Given instruction
Below are records to transcribe exactly, without their pictures.

[Records from a data source]
>> begin

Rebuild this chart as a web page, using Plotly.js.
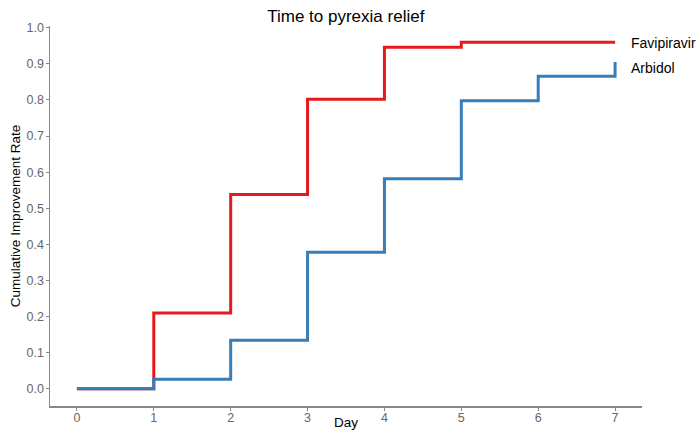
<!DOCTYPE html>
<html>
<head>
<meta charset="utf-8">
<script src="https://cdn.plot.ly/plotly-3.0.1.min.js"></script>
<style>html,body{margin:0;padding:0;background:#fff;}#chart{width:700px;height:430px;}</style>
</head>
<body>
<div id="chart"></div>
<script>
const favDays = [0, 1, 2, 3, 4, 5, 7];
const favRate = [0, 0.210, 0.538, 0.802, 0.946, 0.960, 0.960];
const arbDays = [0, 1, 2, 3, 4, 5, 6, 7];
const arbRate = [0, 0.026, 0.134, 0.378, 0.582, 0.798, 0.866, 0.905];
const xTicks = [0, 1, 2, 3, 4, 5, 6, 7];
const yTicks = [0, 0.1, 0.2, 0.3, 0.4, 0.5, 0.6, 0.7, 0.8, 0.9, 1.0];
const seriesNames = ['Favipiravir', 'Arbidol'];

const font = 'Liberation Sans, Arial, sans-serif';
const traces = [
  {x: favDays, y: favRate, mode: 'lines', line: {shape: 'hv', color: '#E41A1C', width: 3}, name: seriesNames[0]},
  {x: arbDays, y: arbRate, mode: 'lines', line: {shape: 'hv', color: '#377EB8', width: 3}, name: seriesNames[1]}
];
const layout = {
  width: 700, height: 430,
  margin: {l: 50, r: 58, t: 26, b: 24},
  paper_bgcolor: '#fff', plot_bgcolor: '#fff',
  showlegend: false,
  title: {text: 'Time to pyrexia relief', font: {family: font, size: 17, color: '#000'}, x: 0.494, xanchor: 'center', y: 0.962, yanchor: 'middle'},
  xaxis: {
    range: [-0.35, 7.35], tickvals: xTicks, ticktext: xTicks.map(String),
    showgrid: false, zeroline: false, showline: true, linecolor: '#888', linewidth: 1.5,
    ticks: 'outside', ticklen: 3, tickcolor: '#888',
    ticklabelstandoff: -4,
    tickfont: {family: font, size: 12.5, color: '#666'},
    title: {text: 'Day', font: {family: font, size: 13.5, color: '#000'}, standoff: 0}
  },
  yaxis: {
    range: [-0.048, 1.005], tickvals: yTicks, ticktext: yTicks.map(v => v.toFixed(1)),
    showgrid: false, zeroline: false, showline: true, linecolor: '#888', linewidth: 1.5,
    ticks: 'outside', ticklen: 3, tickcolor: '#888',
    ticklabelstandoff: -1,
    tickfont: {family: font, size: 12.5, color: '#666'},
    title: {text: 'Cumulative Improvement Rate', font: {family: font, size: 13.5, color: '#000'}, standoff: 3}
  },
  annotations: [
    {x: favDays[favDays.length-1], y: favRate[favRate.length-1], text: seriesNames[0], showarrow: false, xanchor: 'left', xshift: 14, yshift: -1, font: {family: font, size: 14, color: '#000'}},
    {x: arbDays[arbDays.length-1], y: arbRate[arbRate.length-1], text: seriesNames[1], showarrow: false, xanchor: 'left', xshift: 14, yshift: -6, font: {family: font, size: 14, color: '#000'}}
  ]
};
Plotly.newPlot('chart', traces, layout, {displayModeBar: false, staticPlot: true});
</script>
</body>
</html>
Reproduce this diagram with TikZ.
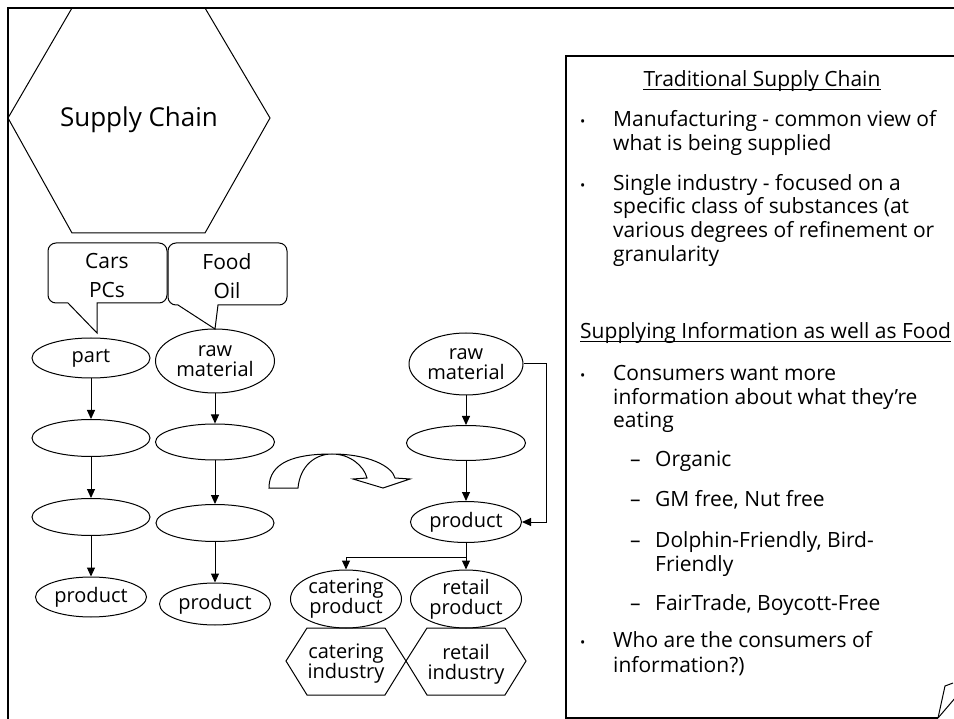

>> end

Written response
Rebuild this chart as a web page, using Plotly.js.
<!DOCTYPE html>
<html>
<head>
<meta charset="utf-8">
<script src="https://cdn.plot.ly/plotly-3.0.1.min.js"></script>
<style>html,body{margin:0;padding:0;background:#fff;}#chart{width:700px;height:430px;}</style>
</head>
<body>
<div id="chart"></div>
<script>
const favDays = [0, 1, 2, 3, 4, 5, 7];
const favRate = [0, 0.210, 0.538, 0.802, 0.946, 0.960, 0.960];
const arbDays = [0, 1, 2, 3, 4, 5, 6, 7];
const arbRate = [0, 0.026, 0.134, 0.378, 0.582, 0.798, 0.866, 0.905];
const xTicks = [0, 1, 2, 3, 4, 5, 6, 7];
const yTicks = [0, 0.1, 0.2, 0.3, 0.4, 0.5, 0.6, 0.7, 0.8, 0.9, 1.0];
const seriesNames = ['Favipiravir', 'Arbidol'];

const font = 'Liberation Sans, Arial, sans-serif';
const traces = [
  {x: favDays, y: favRate, mode: 'lines', line: {shape: 'hv', color: '#E41A1C', width: 3}, name: seriesNames[0]},
  {x: arbDays, y: arbRate, mode: 'lines', line: {shape: 'hv', color: '#377EB8', width: 3}, name: seriesNames[1]}
];
const layout = {
  width: 700, height: 430,
  margin: {l: 50, r: 58, t: 26, b: 24},
  paper_bgcolor: '#fff', plot_bgcolor: '#fff',
  showlegend: false,
  title: {text: 'Time to pyrexia relief', font: {family: font, size: 17, color: '#000'}, x: 0.494, xanchor: 'center', y: 0.962, yanchor: 'middle'},
  xaxis: {
    range: [-0.35, 7.35], tickvals: xTicks, ticktext: xTicks.map(String),
    showgrid: false, zeroline: false, showline: true, linecolor: '#888', linewidth: 1.5,
    ticks: 'outside', ticklen: 3, tickcolor: '#888',
    ticklabelstandoff: -4,
    tickfont: {family: font, size: 12.5, color: '#666'},
    title: {text: 'Day', font: {family: font, size: 13.5, color: '#000'}, standoff: 0}
  },
  yaxis: {
    range: [-0.048, 1.005], tickvals: yTicks, ticktext: yTicks.map(v => v.toFixed(1)),
    showgrid: false, zeroline: false, showline: true, linecolor: '#888', linewidth: 1.5,
    ticks: 'outside', ticklen: 3, tickcolor: '#888',
    ticklabelstandoff: -1,
    tickfont: {family: font, size: 12.5, color: '#666'},
    title: {text: 'Cumulative Improvement Rate', font: {family: font, size: 13.5, color: '#000'}, standoff: 3}
  },
  annotations: [
    {x: favDays[favDays.length-1], y: favRate[favRate.length-1], text: seriesNames[0], showarrow: false, xanchor: 'left', xshift: 14, yshift: -1, font: {family: font, size: 14, color: '#000'}},
    {x: arbDays[arbDays.length-1], y: arbRate[arbRate.length-1], text: seriesNames[1], showarrow: false, xanchor: 'left', xshift: 14, yshift: -6, font: {family: font, size: 14, color: '#000'}}
  ]
};
Plotly.newPlot('chart', traces, layout, {displayModeBar: false, staticPlot: true});
</script>
</body>
</html>
Reproduce this diagram with TikZ.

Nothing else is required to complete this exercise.